• To do
Tally up the lines that include "chart" and state that number by itself.

• Collected material
--------------------

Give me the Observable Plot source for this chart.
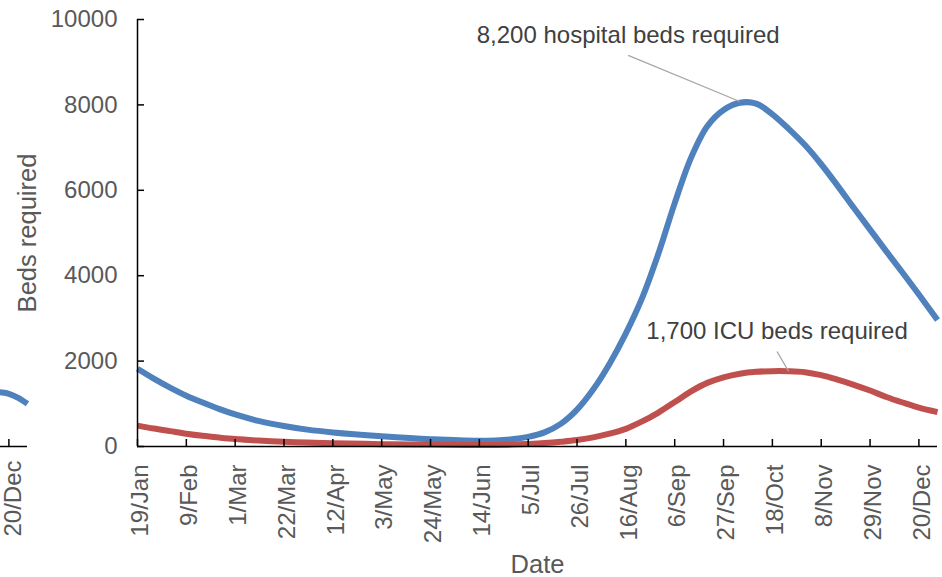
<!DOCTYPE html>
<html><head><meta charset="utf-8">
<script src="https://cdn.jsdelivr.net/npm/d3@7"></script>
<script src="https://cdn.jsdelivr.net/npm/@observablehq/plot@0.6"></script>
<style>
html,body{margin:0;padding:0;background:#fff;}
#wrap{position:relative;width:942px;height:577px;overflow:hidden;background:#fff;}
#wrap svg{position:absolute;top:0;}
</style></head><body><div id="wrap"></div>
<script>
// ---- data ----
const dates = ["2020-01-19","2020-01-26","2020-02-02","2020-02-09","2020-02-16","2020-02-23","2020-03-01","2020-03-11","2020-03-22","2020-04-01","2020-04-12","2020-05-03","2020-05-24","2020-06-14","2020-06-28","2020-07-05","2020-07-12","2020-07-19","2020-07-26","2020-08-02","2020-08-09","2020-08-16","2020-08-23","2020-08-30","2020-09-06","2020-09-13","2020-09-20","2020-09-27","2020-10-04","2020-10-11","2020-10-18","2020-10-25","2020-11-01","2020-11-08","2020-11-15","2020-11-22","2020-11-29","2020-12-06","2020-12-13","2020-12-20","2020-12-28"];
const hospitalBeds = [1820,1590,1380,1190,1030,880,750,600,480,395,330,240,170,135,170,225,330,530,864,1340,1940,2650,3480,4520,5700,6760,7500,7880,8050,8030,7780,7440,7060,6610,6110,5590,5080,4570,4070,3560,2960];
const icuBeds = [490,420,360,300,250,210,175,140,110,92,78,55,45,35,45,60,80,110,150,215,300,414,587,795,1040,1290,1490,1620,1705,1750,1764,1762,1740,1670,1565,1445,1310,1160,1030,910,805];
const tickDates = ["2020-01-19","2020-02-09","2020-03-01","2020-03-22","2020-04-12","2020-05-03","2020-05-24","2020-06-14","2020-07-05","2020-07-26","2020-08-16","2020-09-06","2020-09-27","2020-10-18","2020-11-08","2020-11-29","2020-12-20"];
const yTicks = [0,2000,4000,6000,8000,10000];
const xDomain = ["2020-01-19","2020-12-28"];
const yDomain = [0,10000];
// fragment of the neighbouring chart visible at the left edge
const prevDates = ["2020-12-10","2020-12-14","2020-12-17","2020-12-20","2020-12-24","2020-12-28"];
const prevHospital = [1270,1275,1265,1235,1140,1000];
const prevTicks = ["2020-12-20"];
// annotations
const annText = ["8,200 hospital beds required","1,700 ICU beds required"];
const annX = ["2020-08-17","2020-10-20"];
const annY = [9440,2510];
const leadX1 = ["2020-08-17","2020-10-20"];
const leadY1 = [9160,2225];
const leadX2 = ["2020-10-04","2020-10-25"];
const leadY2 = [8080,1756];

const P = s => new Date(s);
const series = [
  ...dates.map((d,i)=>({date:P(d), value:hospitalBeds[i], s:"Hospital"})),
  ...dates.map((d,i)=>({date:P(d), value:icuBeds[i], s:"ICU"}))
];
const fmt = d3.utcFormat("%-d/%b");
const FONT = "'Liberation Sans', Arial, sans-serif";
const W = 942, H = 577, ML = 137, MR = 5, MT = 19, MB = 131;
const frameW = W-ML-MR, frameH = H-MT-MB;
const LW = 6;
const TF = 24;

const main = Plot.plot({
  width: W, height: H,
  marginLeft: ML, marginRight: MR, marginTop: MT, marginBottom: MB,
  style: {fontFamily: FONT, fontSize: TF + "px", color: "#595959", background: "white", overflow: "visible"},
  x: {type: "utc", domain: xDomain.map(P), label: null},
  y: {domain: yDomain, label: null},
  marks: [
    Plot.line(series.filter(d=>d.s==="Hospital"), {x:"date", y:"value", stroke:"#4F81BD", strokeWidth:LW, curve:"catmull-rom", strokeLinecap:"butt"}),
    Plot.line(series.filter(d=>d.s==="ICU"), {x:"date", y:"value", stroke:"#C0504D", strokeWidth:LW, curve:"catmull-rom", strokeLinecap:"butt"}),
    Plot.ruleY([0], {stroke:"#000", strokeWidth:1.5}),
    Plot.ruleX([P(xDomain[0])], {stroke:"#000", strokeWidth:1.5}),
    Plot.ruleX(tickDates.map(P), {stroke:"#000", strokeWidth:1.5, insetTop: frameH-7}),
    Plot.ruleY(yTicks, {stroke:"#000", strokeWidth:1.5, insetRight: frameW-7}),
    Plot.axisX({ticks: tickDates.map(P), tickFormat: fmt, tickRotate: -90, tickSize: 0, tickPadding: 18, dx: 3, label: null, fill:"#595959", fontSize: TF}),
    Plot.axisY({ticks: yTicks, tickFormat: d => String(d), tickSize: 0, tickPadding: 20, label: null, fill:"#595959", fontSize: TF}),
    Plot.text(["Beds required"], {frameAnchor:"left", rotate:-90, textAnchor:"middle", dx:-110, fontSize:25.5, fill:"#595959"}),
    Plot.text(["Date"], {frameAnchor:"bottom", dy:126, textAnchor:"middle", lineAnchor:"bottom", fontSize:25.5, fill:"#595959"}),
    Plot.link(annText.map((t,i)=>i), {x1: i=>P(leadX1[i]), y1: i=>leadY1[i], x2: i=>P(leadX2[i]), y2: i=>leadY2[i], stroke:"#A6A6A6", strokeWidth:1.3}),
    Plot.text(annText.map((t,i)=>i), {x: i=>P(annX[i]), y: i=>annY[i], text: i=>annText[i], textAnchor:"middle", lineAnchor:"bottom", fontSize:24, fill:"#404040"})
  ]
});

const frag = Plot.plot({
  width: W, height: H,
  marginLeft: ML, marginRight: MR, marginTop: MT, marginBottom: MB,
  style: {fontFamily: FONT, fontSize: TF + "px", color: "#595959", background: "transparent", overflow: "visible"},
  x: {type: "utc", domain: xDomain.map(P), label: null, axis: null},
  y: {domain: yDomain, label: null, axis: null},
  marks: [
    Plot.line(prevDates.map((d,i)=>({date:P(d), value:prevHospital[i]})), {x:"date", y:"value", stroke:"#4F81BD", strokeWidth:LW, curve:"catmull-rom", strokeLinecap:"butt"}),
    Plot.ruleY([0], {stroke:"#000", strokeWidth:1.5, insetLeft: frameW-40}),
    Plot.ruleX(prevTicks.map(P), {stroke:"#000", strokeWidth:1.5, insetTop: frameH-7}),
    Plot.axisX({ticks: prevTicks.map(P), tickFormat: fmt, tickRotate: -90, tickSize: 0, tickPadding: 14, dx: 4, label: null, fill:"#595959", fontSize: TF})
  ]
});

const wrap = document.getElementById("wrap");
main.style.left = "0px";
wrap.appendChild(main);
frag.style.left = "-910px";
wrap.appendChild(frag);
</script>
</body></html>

--------------------

• Exercise answer
2